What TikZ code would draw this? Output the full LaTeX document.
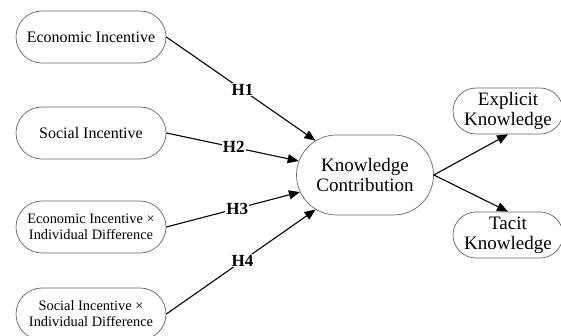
\documentclass[tikz,border=0pt]{standalone}
\usepackage{fontspec}
\setmainfont{Liberation Serif}
\usetikzlibrary{shapes.misc,arrows.meta}
\begin{document}
\begin{tikzpicture}[x=1pt,y=-1pt,
  box/.style={rounded rectangle, draw=black!60, line width=0.7pt, align=center, inner sep=0pt, fill=white},
  leftbox/.style={box, minimum width=150pt, minimum height=52pt},
  rightbox/.style={box, minimum width=110pt, minimum height=46pt, font=\fontsize{19}{20}\selectfont},
  bigtxt/.style={font=\fontsize{16}{18}\selectfont},
  smalltxt/.style={font=\fontsize{14.4}{16}\selectfont},
  conn/.style={draw=black, line width=1.1pt, -{Triangle[length=11pt,width=9pt]}},
  hlab/.style={fill=white, inner sep=1pt, font=\bfseries\fontsize{17}{18}\selectfont}
]
\useasboundingbox (0,0) rectangle (561,336);
\node[leftbox, bigtxt] (ei) at (91,37) {Economic Incentive};
\node[leftbox, bigtxt] (si) at (91,133) {Social Incentive};
\node[leftbox, smalltxt] (eid) at (91,227) {Economic Incentive ×\\Individual Difference};
\node[leftbox, smalltxt] (sid) at (91,314) {Social Incentive ×\\Individual Difference};
\node[box, minimum width=137pt, minimum height=80pt, font=\fontsize{19}{20}\selectfont] (kc) at (365,175) {Knowledge\\Contribution};
\node[rightbox] (ex) at (508,111) {Explicit\\Knowledge};
\node[rightbox] (ta) at (508,235) {Tacit\\Knowledge};
\draw[conn] (ei.east) -- node[hlab, pos=0.51] {H1} (kc);
\draw[conn] (si.east) -- node[hlab, pos=0.51] {H2} (kc);
\draw[conn] (eid.east) -- node[hlab, pos=0.53] {H3} (kc);
\draw[conn] (sid.east) -- node[hlab, pos=0.51] {H4} (kc);
\draw[conn] (kc.east) -- (ex.south);
\draw[conn] (kc.east) -- (ta.north);
\end{tikzpicture}
\end{document}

**WHAT IS NEEDED:**
Leave the pictures out and output the rest of the listing exactly.

**FINAL RESULT:**
What TikZ code would draw this? Output the full LaTeX document.
\documentclass[tikz,border=0pt]{standalone}
\usepackage{fontspec}
\setmainfont{Liberation Serif}
\usetikzlibrary{shapes.misc,arrows.meta}
\begin{document}
\begin{tikzpicture}[x=1pt,y=-1pt,
  box/.style={rounded rectangle, draw=black!60, line width=0.7pt, align=center, inner sep=0pt, fill=white},
  leftbox/.style={box, minimum width=150pt, minimum height=52pt},
  rightbox/.style={box, minimum width=110pt, minimum height=46pt, font=\fontsize{19}{20}\selectfont},
  bigtxt/.style={font=\fontsize{16}{18}\selectfont},
  smalltxt/.style={font=\fontsize{14.4}{16}\selectfont},
  conn/.style={draw=black, line width=1.1pt, -{Triangle[length=11pt,width=9pt]}},
  hlab/.style={fill=white, inner sep=1pt, font=\bfseries\fontsize{17}{18}\selectfont}
]
\useasboundingbox (0,0) rectangle (561,336);
\node[leftbox, bigtxt] (ei) at (91,37) {Economic Incentive};
\node[leftbox, bigtxt] (si) at (91,133) {Social Incentive};
\node[leftbox, smalltxt] (eid) at (91,227) {Economic Incentive ×\\Individual Difference};
\node[leftbox, smalltxt] (sid) at (91,314) {Social Incentive ×\\Individual Difference};
\node[box, minimum width=137pt, minimum height=80pt, font=\fontsize{19}{20}\selectfont] (kc) at (365,175) {Knowledge\\Contribution};
\node[rightbox] (ex) at (508,111) {Explicit\\Knowledge};
\node[rightbox] (ta) at (508,235) {Tacit\\Knowledge};
\draw[conn] (ei.east) -- node[hlab, pos=0.51] {H1} (kc);
\draw[conn] (si.east) -- node[hlab, pos=0.51] {H2} (kc);
\draw[conn] (eid.east) -- node[hlab, pos=0.53] {H3} (kc);
\draw[conn] (sid.east) -- node[hlab, pos=0.51] {H4} (kc);
\draw[conn] (kc.east) -- (ex.south);
\draw[conn] (kc.east) -- (ta.north);
\end{tikzpicture}
\end{document}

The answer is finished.